In response, we have worked to consistently reduce rates across our two- and five-year products this year.
House prices
Inflation remains sticky and different reports paint a varying picture of house price growth.
For example, HM Land Registry figures show UK house prices rose by 5.4% annually in February, up from 4.9% in January.
By contrast, latest data from several points to signs of a potential house price slowdown in recent months.
Strong demand for rental properties means national rental yields remain stable – though variable – across regions.
BTL remains attractive so long as interest rates are affordable, property prices remain stable, and yields remain decent.
Today’s landlord is often dealing with such complex tax, yield and geographical calculations. As a result, they must take an increasingly structured, strategic and corporate approach to their businesses.
Innovation in a changing market
Lenders are adjusting to the changing landlord by creating mortgage products that better suit their needs.

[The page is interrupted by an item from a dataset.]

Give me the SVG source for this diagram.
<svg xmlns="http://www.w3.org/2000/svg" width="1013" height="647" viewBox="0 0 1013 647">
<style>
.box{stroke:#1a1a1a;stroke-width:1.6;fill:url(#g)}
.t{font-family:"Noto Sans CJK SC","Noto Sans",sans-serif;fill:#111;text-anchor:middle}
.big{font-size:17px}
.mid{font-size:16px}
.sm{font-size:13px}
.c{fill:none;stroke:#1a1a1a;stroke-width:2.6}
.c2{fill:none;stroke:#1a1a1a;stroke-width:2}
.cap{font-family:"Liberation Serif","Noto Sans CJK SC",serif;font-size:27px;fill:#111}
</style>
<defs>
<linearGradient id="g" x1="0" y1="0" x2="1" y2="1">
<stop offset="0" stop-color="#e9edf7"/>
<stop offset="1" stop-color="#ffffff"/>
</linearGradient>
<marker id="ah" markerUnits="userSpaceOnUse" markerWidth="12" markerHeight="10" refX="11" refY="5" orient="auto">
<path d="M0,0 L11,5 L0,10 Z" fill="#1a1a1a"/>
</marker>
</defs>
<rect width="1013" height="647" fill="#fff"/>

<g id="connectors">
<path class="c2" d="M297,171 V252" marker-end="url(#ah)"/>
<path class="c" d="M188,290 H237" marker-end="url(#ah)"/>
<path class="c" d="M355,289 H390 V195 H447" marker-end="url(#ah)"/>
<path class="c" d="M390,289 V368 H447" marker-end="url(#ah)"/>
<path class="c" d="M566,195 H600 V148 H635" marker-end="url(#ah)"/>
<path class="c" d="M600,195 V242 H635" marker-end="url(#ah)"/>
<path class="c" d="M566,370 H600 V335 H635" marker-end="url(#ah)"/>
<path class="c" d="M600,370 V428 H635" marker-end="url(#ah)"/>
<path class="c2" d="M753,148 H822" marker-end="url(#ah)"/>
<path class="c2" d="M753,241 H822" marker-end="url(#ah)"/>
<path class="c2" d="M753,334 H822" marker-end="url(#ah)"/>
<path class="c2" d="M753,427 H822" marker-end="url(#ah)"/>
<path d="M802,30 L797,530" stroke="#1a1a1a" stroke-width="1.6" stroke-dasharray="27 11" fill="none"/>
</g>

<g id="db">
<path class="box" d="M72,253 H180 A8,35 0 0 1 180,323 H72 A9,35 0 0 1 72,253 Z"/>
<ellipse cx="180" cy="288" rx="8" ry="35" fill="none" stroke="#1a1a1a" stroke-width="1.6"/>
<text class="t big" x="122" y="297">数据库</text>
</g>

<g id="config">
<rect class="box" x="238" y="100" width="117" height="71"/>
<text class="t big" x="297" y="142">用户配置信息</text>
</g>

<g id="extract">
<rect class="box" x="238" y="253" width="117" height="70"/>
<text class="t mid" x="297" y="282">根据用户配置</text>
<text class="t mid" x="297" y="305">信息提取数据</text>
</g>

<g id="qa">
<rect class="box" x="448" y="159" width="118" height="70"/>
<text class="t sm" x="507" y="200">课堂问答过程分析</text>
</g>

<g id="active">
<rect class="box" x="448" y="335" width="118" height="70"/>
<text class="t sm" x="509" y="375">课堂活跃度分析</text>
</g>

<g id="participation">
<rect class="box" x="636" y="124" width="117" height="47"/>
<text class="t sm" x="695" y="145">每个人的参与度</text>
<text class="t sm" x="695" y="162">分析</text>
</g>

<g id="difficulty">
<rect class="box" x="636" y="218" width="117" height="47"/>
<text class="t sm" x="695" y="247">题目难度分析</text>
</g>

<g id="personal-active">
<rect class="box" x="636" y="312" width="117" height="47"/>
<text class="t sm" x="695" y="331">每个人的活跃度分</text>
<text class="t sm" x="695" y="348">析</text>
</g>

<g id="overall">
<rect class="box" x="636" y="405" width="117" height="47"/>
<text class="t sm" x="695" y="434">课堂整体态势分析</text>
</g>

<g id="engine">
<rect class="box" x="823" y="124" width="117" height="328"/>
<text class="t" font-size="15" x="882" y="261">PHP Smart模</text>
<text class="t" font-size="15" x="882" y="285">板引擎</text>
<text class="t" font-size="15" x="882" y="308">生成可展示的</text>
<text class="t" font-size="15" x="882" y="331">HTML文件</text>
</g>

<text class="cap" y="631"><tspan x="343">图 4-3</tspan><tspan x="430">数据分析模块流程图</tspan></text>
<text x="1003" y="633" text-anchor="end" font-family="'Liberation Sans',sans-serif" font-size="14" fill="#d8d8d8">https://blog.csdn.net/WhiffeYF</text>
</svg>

In addition to standard property mortgages, more lenders are providing loans for houses in multiple occupation (HMOs), new builds and flats above commercial premises.
They are also offering higher-fee, lower-rate products, alongside 0% and 3% fee alternatives. This reflects landlords’ demand for flexibility as they look to optimise cash flow.
There’s also growing focus on energy performance, with rates increasingly tailored to Energy Performance Certificate (EPC) ratings – something we also offer to borrowers with energy-efficient properties.
All the evidence therefore suggests continual enthusiasm for investing in BTL, with a move towards a more professionalised, structured approach from both landlord and lender.